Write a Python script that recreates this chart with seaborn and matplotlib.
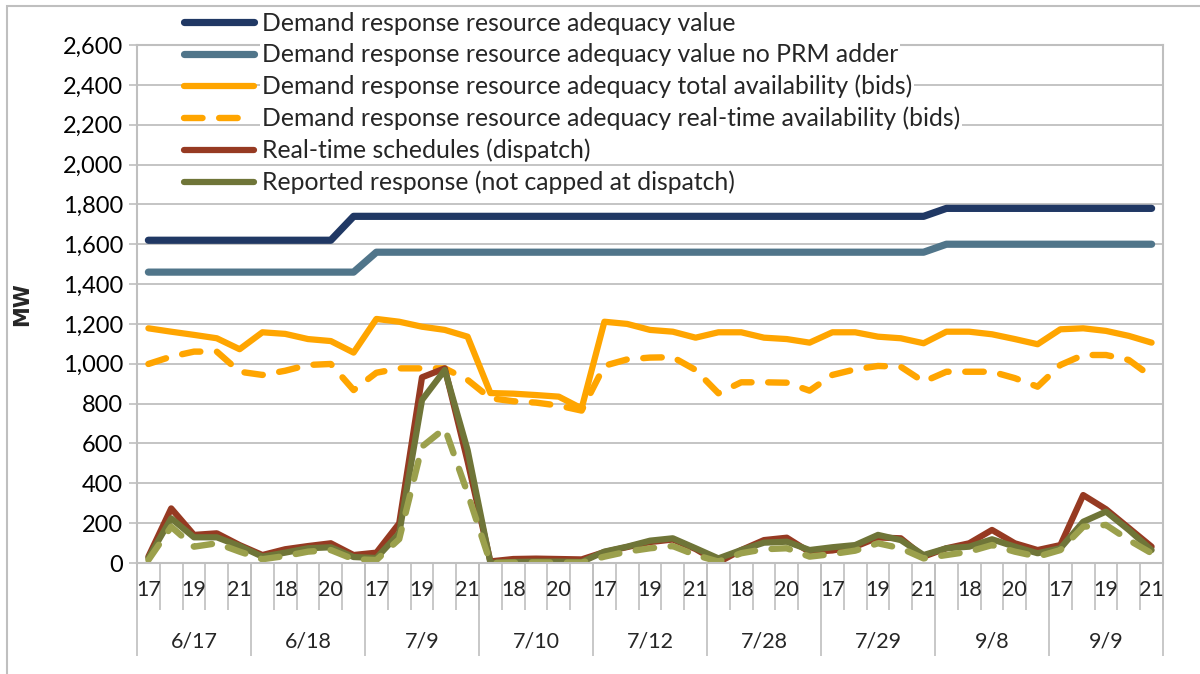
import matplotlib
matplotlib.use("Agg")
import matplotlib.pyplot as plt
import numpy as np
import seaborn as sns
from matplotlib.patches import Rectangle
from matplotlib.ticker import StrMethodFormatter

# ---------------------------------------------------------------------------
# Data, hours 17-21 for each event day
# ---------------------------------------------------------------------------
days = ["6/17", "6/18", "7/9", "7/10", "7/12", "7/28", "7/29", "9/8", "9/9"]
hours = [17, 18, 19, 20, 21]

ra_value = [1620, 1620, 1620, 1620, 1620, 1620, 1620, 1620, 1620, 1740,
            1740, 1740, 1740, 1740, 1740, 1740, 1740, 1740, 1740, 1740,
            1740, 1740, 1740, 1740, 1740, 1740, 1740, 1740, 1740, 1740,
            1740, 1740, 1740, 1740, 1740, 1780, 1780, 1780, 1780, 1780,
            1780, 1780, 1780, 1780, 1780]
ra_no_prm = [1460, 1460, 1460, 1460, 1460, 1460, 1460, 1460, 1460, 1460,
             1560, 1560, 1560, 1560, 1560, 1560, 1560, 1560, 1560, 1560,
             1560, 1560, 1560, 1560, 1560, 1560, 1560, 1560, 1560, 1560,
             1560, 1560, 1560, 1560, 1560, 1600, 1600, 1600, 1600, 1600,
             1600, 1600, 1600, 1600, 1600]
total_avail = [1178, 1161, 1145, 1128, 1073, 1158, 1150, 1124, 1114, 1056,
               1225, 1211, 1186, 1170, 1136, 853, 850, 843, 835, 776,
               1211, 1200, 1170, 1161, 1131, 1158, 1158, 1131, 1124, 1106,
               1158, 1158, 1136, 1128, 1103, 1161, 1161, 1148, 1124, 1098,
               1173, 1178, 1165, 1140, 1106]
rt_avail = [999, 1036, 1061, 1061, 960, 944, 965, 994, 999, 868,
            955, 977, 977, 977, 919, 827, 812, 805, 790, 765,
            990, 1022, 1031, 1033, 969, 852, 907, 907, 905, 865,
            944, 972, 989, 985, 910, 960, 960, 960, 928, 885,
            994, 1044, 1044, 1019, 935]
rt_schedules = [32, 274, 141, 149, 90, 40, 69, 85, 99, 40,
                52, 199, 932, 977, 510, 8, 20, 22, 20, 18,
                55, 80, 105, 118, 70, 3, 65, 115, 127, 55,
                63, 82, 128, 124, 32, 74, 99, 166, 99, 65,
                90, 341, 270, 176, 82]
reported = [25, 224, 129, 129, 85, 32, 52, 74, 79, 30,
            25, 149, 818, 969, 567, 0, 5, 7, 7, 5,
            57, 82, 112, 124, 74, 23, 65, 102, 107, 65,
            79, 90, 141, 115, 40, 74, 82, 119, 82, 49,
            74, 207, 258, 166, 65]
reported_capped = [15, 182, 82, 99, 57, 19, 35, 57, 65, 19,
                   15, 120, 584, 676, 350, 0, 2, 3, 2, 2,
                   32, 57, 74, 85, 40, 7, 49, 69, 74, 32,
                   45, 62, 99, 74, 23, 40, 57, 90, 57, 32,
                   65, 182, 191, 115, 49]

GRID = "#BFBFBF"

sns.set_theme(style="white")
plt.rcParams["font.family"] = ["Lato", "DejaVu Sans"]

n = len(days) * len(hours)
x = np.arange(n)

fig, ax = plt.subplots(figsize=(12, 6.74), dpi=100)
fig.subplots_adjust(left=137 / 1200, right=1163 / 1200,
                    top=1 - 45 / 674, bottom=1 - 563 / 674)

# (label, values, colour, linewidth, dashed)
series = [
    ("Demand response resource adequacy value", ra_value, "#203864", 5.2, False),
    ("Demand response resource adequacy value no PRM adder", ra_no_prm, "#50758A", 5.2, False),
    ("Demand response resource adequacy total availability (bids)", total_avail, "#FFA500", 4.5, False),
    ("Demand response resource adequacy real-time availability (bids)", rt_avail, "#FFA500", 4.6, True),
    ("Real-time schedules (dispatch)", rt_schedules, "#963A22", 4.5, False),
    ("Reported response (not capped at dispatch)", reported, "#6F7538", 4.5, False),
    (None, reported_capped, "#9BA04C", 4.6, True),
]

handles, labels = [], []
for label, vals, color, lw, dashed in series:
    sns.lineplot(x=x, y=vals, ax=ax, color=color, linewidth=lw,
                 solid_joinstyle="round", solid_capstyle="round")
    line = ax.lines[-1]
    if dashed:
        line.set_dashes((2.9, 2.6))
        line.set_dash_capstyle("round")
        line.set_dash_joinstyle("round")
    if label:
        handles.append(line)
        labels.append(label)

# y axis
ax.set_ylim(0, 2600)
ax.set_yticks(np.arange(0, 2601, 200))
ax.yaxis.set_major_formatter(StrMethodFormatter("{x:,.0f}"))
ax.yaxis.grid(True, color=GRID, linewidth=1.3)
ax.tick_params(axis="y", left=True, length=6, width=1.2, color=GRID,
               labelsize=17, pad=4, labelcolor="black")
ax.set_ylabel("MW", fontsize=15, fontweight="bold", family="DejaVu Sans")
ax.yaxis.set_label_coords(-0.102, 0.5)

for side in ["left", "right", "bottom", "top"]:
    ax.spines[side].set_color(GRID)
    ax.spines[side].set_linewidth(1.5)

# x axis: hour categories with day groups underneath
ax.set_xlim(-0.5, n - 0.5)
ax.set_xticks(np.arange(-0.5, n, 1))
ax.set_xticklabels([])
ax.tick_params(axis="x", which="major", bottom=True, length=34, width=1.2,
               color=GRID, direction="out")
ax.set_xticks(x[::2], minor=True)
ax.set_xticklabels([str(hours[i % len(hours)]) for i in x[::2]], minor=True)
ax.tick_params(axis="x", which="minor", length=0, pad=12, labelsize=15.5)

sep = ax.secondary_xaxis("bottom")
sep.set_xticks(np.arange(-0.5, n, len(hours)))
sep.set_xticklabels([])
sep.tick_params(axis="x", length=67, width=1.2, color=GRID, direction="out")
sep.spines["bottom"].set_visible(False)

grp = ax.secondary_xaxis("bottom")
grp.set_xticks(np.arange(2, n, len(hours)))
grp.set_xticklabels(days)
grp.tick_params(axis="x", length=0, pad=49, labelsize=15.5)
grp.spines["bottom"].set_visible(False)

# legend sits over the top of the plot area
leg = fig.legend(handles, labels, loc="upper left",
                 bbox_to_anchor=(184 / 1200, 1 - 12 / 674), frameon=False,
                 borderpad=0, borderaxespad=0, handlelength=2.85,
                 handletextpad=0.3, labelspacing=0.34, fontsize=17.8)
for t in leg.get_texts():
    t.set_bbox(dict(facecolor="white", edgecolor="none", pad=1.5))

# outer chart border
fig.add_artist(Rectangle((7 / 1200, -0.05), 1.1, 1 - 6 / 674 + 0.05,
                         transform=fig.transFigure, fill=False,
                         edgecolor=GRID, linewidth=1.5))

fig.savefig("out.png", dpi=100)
•••
Repeat the data in full and exactly. Omit pictures.

Write a Python script that recreates this chart with seaborn and matplotlib.
import matplotlib
matplotlib.use("Agg")
import matplotlib.pyplot as plt
import numpy as np
import seaborn as sns
from matplotlib.patches import Rectangle
from matplotlib.ticker import StrMethodFormatter

# ---------------------------------------------------------------------------
# Data, hours 17-21 for each event day
# ---------------------------------------------------------------------------
days = ["6/17", "6/18", "7/9", "7/10", "7/12", "7/28", "7/29", "9/8", "9/9"]
hours = [17, 18, 19, 20, 21]

ra_value = [1620, 1620, 1620, 1620, 1620, 1620, 1620, 1620, 1620, 1740,
            1740, 1740, 1740, 1740, 1740, 1740, 1740, 1740, 1740, 1740,
            1740, 1740, 1740, 1740, 1740, 1740, 1740, 1740, 1740, 1740,
            1740, 1740, 1740, 1740, 1740, 1780, 1780, 1780, 1780, 1780,
            1780, 1780, 1780, 1780, 1780]
ra_no_prm = [1460, 1460, 1460, 1460, 1460, 1460, 1460, 1460, 1460, 1460,
             1560, 1560, 1560, 1560, 1560, 1560, 1560, 1560, 1560, 1560,
             1560, 1560, 1560, 1560, 1560, 1560, 1560, 1560, 1560, 1560,
             1560, 1560, 1560, 1560, 1560, 1600, 1600, 1600, 1600, 1600,
             1600, 1600, 1600, 1600, 1600]
total_avail = [1178, 1161, 1145, 1128, 1073, 1158, 1150, 1124, 1114, 1056,
               1225, 1211, 1186, 1170, 1136, 853, 850, 843, 835, 776,
               1211, 1200, 1170, 1161, 1131, 1158, 1158, 1131, 1124, 1106,
               1158, 1158, 1136, 1128, 1103, 1161, 1161, 1148, 1124, 1098,
               1173, 1178, 1165, 1140, 1106]
rt_avail = [999, 1036, 1061, 1061, 960, 944, 965, 994, 999, 868,
            955, 977, 977, 977, 919, 827, 812, 805, 790, 765,
            990, 1022, 1031, 1033, 969, 852, 907, 907, 905, 865,
            944, 972, 989, 985, 910, 960, 960, 960, 928, 885,
            994, 1044, 1044, 1019, 935]
rt_schedules = [32, 274, 141, 149, 90, 40, 69, 85, 99, 40,
                52, 199, 932, 977, 510, 8, 20, 22, 20, 18,
                55, 80, 105, 118, 70, 3, 65, 115, 127, 55,
                63, 82, 128, 124, 32, 74, 99, 166, 99, 65,
                90, 341, 270, 176, 82]
reported = [25, 224, 129, 129, 85, 32, 52, 74, 79, 30,
            25, 149, 818, 969, 567, 0, 5, 7, 7, 5,
            57, 82, 112, 124, 74, 23, 65, 102, 107, 65,
            79, 90, 141, 115, 40, 74, 82, 119, 82, 49,
            74, 207, 258, 166, 65]
reported_capped = [15, 182, 82, 99, 57, 19, 35, 57, 65, 19,
                   15, 120, 584, 676, 350, 0, 2, 3, 2, 2,
                   32, 57, 74, 85, 40, 7, 49, 69, 74, 32,
                   45, 62, 99, 74, 23, 40, 57, 90, 57, 32,
                   65, 182, 191, 115, 49]

GRID = "#BFBFBF"

sns.set_theme(style="white")
plt.rcParams["font.family"] = ["Lato", "DejaVu Sans"]

n = len(days) * len(hours)
x = np.arange(n)

fig, ax = plt.subplots(figsize=(12, 6.74), dpi=100)
fig.subplots_adjust(left=137 / 1200, right=1163 / 1200,
                    top=1 - 45 / 674, bottom=1 - 563 / 674)

# (label, values, colour, linewidth, dashed)
series = [
    ("Demand response resource adequacy value", ra_value, "#203864", 5.2, False),
    ("Demand response resource adequacy value no PRM adder", ra_no_prm, "#50758A", 5.2, False),
    ("Demand response resource adequacy total availability (bids)", total_avail, "#FFA500", 4.5, False),
    ("Demand response resource adequacy real-time availability (bids)", rt_avail, "#FFA500", 4.6, True),
    ("Real-time schedules (dispatch)", rt_schedules, "#963A22", 4.5, False),
    ("Reported response (not capped at dispatch)", reported, "#6F7538", 4.5, False),
    (None, reported_capped, "#9BA04C", 4.6, True),
]

handles, labels = [], []
for label, vals, color, lw, dashed in series:
    sns.lineplot(x=x, y=vals, ax=ax, color=color, linewidth=lw,
                 solid_joinstyle="round", solid_capstyle="round")
    line = ax.lines[-1]
    if dashed:
        line.set_dashes((2.9, 2.6))
        line.set_dash_capstyle("round")
        line.set_dash_joinstyle("round")
    if label:
        handles.append(line)
        labels.append(label)

# y axis
ax.set_ylim(0, 2600)
ax.set_yticks(np.arange(0, 2601, 200))
ax.yaxis.set_major_formatter(StrMethodFormatter("{x:,.0f}"))
ax.yaxis.grid(True, color=GRID, linewidth=1.3)
ax.tick_params(axis="y", left=True, length=6, width=1.2, color=GRID,
               labelsize=17, pad=4, labelcolor="black")
ax.set_ylabel("MW", fontsize=15, fontweight="bold", family="DejaVu Sans")
ax.yaxis.set_label_coords(-0.102, 0.5)

for side in ["left", "right", "bottom", "top"]:
    ax.spines[side].set_color(GRID)
    ax.spines[side].set_linewidth(1.5)

# x axis: hour categories with day groups underneath
ax.set_xlim(-0.5, n - 0.5)
ax.set_xticks(np.arange(-0.5, n, 1))
ax.set_xticklabels([])
ax.tick_params(axis="x", which="major", bottom=True, length=34, width=1.2,
               color=GRID, direction="out")
ax.set_xticks(x[::2], minor=True)
ax.set_xticklabels([str(hours[i % len(hours)]) for i in x[::2]], minor=True)
ax.tick_params(axis="x", which="minor", length=0, pad=12, labelsize=15.5)

sep = ax.secondary_xaxis("bottom")
sep.set_xticks(np.arange(-0.5, n, len(hours)))
sep.set_xticklabels([])
sep.tick_params(axis="x", length=67, width=1.2, color=GRID, direction="out")
sep.spines["bottom"].set_visible(False)

grp = ax.secondary_xaxis("bottom")
grp.set_xticks(np.arange(2, n, len(hours)))
grp.set_xticklabels(days)
grp.tick_params(axis="x", length=0, pad=49, labelsize=15.5)
grp.spines["bottom"].set_visible(False)

# legend sits over the top of the plot area
leg = fig.legend(handles, labels, loc="upper left",
                 bbox_to_anchor=(184 / 1200, 1 - 12 / 674), frameon=False,
                 borderpad=0, borderaxespad=0, handlelength=2.85,
                 handletextpad=0.3, labelspacing=0.34, fontsize=17.8)
for t in leg.get_texts():
    t.set_bbox(dict(facecolor="white", edgecolor="none", pad=1.5))

# outer chart border
fig.add_artist(Rectangle((7 / 1200, -0.05), 1.1, 1 - 6 / 674 + 0.05,
                         transform=fig.transFigure, fill=False,
                         edgecolor=GRID, linewidth=1.5))

fig.savefig("out.png", dpi=100)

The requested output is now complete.